=== Raw data ===
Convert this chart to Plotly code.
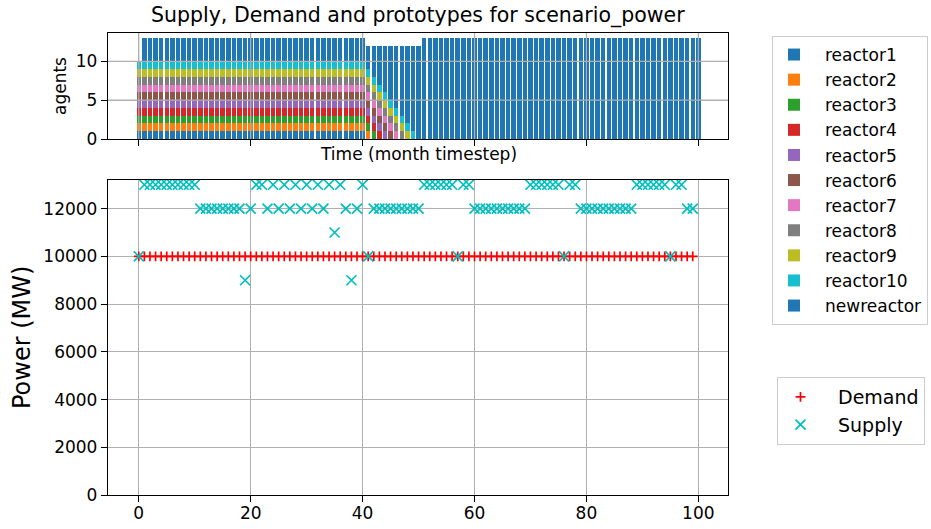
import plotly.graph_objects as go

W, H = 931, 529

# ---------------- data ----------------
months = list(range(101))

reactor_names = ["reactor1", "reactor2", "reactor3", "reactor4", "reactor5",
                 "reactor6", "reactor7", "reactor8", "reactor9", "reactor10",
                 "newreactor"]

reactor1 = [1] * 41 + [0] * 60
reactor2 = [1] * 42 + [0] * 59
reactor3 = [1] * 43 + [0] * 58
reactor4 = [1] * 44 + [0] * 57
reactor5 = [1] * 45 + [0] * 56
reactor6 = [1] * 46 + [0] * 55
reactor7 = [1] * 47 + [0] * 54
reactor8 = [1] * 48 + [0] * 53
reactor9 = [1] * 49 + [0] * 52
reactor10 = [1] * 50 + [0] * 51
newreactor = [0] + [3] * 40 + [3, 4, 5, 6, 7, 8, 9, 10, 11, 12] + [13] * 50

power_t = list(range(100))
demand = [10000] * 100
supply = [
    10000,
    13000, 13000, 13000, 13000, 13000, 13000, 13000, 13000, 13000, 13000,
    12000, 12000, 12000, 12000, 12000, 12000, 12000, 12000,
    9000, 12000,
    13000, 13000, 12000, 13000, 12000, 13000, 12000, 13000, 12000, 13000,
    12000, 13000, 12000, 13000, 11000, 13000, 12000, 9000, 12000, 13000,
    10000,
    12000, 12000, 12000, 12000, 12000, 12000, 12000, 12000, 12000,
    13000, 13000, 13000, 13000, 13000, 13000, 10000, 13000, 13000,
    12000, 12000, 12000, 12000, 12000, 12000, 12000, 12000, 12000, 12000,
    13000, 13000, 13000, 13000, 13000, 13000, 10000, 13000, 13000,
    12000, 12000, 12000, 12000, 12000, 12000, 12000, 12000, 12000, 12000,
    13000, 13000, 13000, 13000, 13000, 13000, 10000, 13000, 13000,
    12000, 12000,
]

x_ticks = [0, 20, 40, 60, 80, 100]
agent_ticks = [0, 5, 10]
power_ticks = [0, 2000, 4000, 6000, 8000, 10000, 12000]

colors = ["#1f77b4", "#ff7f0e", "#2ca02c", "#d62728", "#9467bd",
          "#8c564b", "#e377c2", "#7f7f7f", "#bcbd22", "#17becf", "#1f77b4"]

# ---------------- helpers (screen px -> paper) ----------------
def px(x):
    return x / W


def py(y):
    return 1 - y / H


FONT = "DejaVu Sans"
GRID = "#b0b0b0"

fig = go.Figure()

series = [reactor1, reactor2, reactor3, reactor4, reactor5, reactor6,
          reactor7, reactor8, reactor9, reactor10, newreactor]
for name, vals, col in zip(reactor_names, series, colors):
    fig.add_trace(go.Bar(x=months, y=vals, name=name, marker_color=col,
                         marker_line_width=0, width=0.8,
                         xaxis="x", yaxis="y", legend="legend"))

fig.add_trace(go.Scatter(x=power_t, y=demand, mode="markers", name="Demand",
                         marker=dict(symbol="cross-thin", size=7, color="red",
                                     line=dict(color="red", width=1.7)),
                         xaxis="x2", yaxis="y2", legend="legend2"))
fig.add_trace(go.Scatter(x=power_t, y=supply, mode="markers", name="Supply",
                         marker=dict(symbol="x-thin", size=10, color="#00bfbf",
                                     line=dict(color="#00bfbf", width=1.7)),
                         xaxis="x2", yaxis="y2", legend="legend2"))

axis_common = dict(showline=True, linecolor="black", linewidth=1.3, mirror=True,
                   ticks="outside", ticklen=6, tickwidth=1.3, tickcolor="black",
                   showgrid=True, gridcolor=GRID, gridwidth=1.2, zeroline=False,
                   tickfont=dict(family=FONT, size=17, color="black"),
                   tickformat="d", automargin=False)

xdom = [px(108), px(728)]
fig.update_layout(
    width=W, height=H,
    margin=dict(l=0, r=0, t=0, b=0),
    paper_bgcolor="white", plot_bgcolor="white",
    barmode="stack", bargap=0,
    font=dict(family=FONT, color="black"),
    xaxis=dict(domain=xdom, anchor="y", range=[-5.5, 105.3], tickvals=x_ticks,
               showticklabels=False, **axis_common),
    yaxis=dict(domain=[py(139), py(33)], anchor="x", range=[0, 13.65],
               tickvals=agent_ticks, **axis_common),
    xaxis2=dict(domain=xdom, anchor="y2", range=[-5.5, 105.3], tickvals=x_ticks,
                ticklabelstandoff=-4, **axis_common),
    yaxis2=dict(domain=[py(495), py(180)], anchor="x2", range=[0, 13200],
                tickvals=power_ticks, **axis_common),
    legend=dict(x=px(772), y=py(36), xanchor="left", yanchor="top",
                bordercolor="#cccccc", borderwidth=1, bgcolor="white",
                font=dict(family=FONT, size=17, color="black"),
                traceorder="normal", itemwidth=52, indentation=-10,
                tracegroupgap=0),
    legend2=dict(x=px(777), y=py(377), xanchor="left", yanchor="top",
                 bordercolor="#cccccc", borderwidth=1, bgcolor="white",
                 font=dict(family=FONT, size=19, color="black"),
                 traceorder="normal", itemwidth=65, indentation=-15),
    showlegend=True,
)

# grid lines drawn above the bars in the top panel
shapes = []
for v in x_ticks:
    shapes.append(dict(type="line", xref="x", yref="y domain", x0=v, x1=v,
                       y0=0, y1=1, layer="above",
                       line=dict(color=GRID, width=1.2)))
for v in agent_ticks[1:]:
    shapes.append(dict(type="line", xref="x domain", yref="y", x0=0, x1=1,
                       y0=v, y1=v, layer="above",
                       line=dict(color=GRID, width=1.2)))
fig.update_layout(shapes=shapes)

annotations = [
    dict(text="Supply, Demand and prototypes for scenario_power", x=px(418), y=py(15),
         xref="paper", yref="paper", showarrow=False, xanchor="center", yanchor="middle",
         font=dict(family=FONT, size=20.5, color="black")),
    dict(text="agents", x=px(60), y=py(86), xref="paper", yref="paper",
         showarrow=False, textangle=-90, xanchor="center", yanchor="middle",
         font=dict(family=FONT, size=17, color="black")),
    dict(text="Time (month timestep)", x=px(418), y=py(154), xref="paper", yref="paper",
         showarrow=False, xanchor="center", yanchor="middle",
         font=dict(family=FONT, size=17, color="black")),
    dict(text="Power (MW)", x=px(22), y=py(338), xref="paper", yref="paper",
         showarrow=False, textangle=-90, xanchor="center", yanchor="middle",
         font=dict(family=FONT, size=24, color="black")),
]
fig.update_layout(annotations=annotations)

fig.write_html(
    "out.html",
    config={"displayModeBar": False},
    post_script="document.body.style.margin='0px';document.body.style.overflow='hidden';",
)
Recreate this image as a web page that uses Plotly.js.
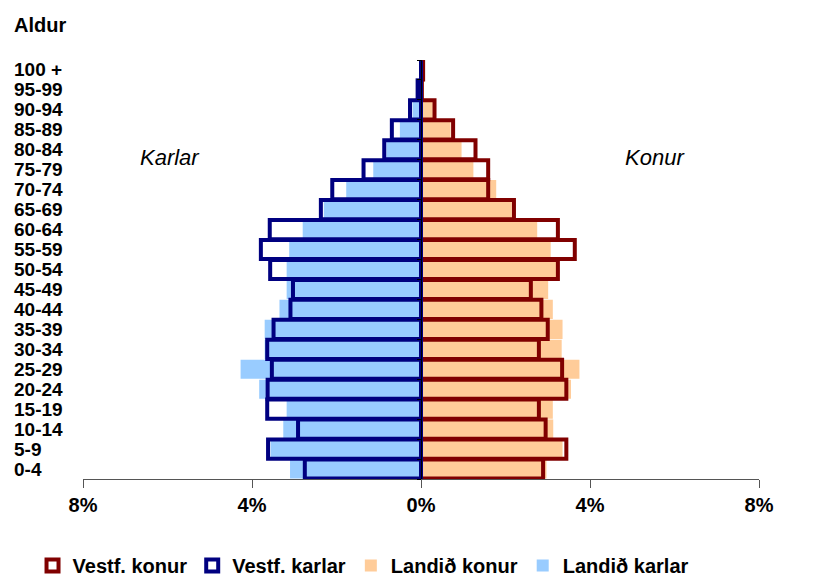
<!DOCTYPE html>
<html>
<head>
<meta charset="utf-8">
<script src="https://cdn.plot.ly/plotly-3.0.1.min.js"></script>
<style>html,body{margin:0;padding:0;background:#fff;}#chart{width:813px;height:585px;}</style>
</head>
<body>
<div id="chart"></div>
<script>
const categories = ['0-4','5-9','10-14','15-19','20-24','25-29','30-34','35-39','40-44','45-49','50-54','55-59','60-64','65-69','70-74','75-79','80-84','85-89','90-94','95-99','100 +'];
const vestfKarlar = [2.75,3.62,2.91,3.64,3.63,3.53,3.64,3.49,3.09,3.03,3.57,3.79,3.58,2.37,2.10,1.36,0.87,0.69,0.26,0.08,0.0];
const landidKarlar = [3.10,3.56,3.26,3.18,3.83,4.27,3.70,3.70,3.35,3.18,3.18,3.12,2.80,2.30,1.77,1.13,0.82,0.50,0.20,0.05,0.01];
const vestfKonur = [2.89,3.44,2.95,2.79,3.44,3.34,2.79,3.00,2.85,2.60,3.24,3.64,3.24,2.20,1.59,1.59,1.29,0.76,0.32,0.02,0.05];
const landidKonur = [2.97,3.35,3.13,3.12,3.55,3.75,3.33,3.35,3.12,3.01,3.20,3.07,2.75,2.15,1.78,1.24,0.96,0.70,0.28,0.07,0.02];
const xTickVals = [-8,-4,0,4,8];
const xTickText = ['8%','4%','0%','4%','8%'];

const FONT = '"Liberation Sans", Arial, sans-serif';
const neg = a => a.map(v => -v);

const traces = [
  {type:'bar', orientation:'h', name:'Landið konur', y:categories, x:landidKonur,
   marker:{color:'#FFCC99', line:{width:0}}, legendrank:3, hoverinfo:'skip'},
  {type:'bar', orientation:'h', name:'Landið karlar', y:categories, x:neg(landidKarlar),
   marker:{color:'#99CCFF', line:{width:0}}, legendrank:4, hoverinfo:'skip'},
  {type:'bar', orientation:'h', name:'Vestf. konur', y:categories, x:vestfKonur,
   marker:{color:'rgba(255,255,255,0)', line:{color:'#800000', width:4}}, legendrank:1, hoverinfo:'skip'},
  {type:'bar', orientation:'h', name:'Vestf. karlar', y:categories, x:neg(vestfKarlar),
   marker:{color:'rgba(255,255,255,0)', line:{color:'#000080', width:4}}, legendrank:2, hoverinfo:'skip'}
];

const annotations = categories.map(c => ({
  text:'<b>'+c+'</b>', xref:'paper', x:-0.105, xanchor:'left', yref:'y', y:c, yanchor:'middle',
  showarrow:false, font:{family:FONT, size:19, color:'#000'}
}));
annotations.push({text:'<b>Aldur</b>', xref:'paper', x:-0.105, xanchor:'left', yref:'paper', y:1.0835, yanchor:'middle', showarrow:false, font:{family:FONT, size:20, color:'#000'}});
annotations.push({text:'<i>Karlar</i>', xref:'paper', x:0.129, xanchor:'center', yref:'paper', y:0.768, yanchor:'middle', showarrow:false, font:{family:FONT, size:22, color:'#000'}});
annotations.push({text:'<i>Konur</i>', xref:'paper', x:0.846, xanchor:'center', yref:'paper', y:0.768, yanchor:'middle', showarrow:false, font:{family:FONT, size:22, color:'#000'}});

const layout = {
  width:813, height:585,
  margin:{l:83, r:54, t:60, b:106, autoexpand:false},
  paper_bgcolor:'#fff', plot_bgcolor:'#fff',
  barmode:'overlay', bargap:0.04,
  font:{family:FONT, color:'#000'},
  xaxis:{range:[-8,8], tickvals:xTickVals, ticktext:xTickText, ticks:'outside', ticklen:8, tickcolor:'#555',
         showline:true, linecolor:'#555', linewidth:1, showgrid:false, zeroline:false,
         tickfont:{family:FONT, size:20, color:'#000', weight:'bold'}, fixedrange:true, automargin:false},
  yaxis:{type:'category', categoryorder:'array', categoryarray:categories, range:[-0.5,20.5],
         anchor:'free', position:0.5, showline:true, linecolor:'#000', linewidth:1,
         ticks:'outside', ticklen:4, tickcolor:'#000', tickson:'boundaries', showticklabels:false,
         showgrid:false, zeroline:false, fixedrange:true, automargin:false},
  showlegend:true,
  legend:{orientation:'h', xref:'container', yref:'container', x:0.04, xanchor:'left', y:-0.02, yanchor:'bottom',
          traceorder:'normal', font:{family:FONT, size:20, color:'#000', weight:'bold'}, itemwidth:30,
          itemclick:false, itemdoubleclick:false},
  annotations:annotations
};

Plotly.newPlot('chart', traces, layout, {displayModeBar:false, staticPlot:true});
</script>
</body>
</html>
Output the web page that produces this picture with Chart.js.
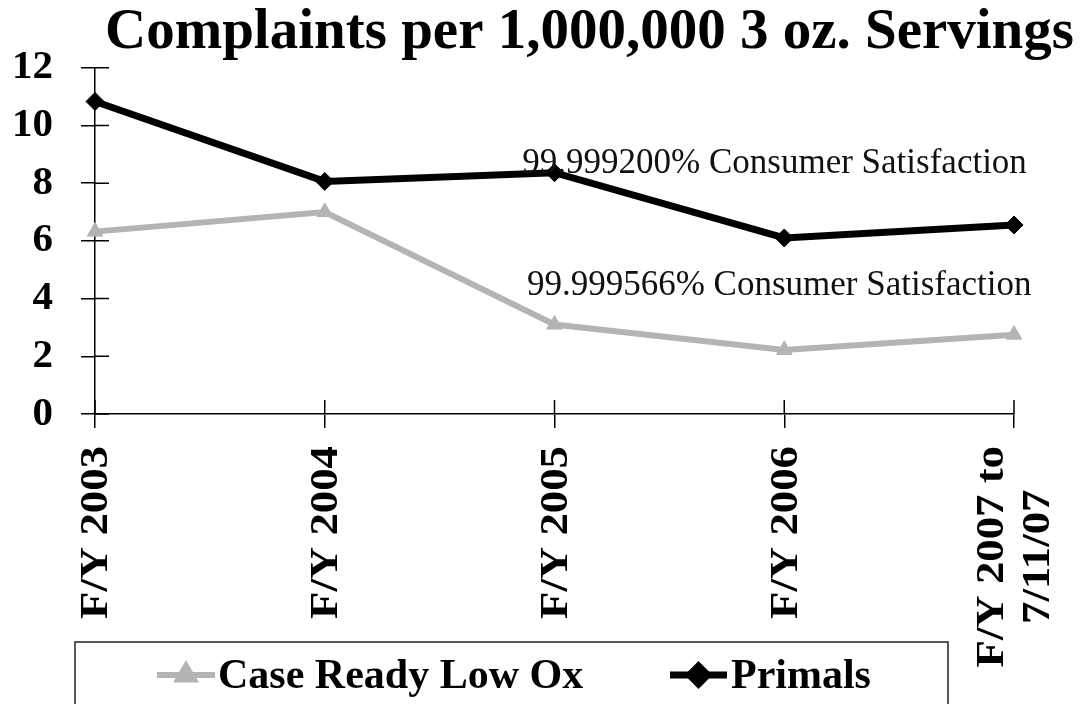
===
Description of the task — Skip the pictures. Set down only the lines from the one containing "Recreate this image" through the one containing "const xTickText = ['8%','4%','0%','4%','8%'];", exactly as they appear, ends included.

Full output —
Recreate this image as a web page that uses Plotly.js.
<!DOCTYPE html>
<html>
<head>
<meta charset="utf-8">
<script src="https://cdn.plot.ly/plotly-3.0.1.min.js"></script>
<style>html,body{margin:0;padding:0;background:#fff;}#chart{width:813px;height:585px;}</style>
</head>
<body>
<div id="chart"></div>
<script>
const categories = ['0-4','5-9','10-14','15-19','20-24','25-29','30-34','35-39','40-44','45-49','50-54','55-59','60-64','65-69','70-74','75-79','80-84','85-89','90-94','95-99','100 +'];
const vestfKarlar = [2.75,3.62,2.91,3.64,3.63,3.53,3.64,3.49,3.09,3.03,3.57,3.79,3.58,2.37,2.10,1.36,0.87,0.69,0.26,0.08,0.0];
const landidKarlar = [3.10,3.56,3.26,3.18,3.83,4.27,3.70,3.70,3.35,3.18,3.18,3.12,2.80,2.30,1.77,1.13,0.82,0.50,0.20,0.05,0.01];
const vestfKonur = [2.89,3.44,2.95,2.79,3.44,3.34,2.79,3.00,2.85,2.60,3.24,3.64,3.24,2.20,1.59,1.59,1.29,0.76,0.32,0.02,0.05];
const landidKonur = [2.97,3.35,3.13,3.12,3.55,3.75,3.33,3.35,3.12,3.01,3.20,3.07,2.75,2.15,1.78,1.24,0.96,0.70,0.28,0.07,0.02];
const xTickVals = [-8,-4,0,4,8];
const xTickText = ['8%','4%','0%','4%','8%'];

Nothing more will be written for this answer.